Warmup Search Space Submit Guard¶

Motivation¶

Precise sharded BLAST should not start until node-local warmup is actually ready. Sharded result equivalence also depends on sending the calibrated full-run effective search space to every shard with -searchsp; otherwise BLAST computes shard-local effective search spaces and E-values drift from the full DB run.

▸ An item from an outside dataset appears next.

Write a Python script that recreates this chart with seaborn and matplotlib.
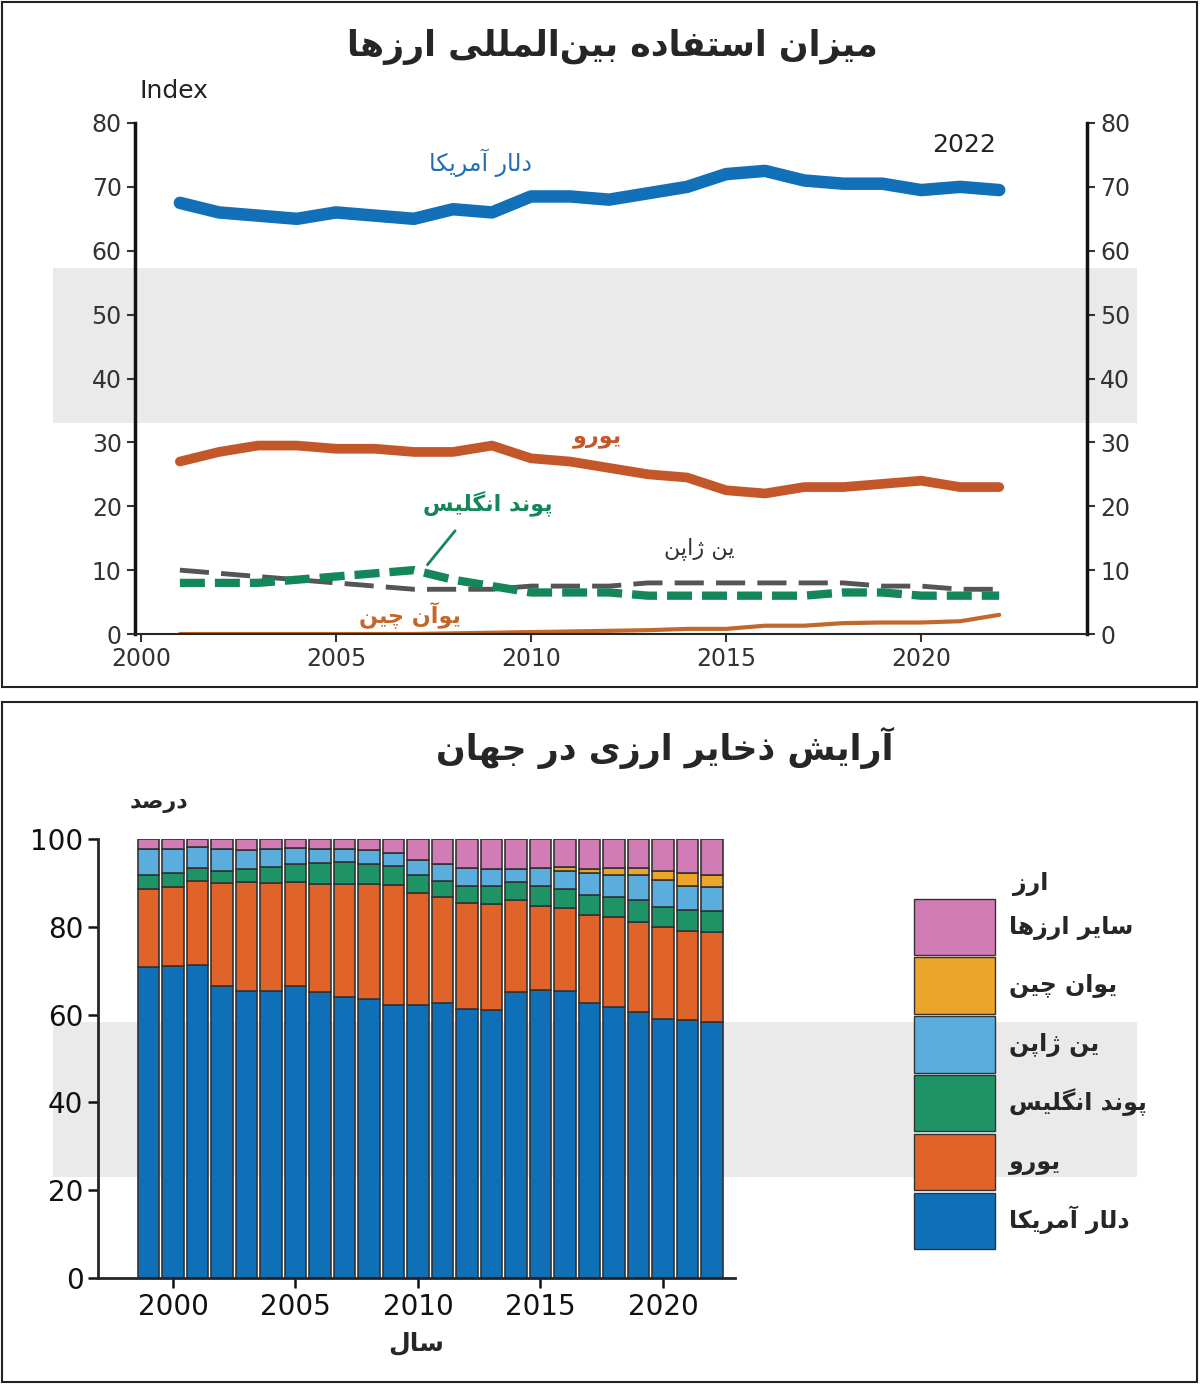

Warmup also took longer than expected on the 10 x E16 workload pool. The previous default launched 64 AzCopy workers per warmup pod, which can create about 640 concurrent transfers across the pool and increase Storage throttling risk.

User-facing Change¶

Sharded BLAST submissions now wait in Celery for node-local warmup readiness instead of proceeding against a cold or partially warmed DB.
If warmup is still loading, the job remains retryable in the waiting_for_warmup phase and survives browser refresh.
Calibrated core_nt search-space propagation is now covered by a regression test using the documented calibration artifact.
New warmup Jobs use lower AzCopy defaults: 16 concurrent transfers and 2 GiB buffer per pod.

API / Task Diff Summary¶

api.tasks.blast.submit checks Kubernetes warmup status before sharded submit paths.
api.tasks.blast now treats sharding_mode != off or db_auto_partition=true as requiring Ready node-local warmup unless enable_warmup=false is explicit.
api.services.warmup_jobs reduces default AzCopy concurrency and buffer values for new warmup Jobs.
Tests lock the core_nt calibrated Statistics_eff-space value 32156241807668 into the generated BLAST config as -searchsp 32156241807668.

Validation Evidence¶

uv run pytest -q api/tests/test_blast_tasks.py api/tests/test_warmup_jobs.py — 79 passed.
uv run ruff check api/tasks/blast.py api/services/warmup_jobs.py api/tests/test_blast_tasks.py api/tests/test_warmup_jobs.py — passed.

Notes¶

The core_nt value is valid for the documented calibration conditions in docs/blast-searchsp-discovery.md. This change does not claim every future NCBI Web BLAST configuration has the same hidden effective search space; it guarantees that when calibrated metadata supplies a full-run effective search space, the dashboard-generated sharded config applies it uniformly to every shard.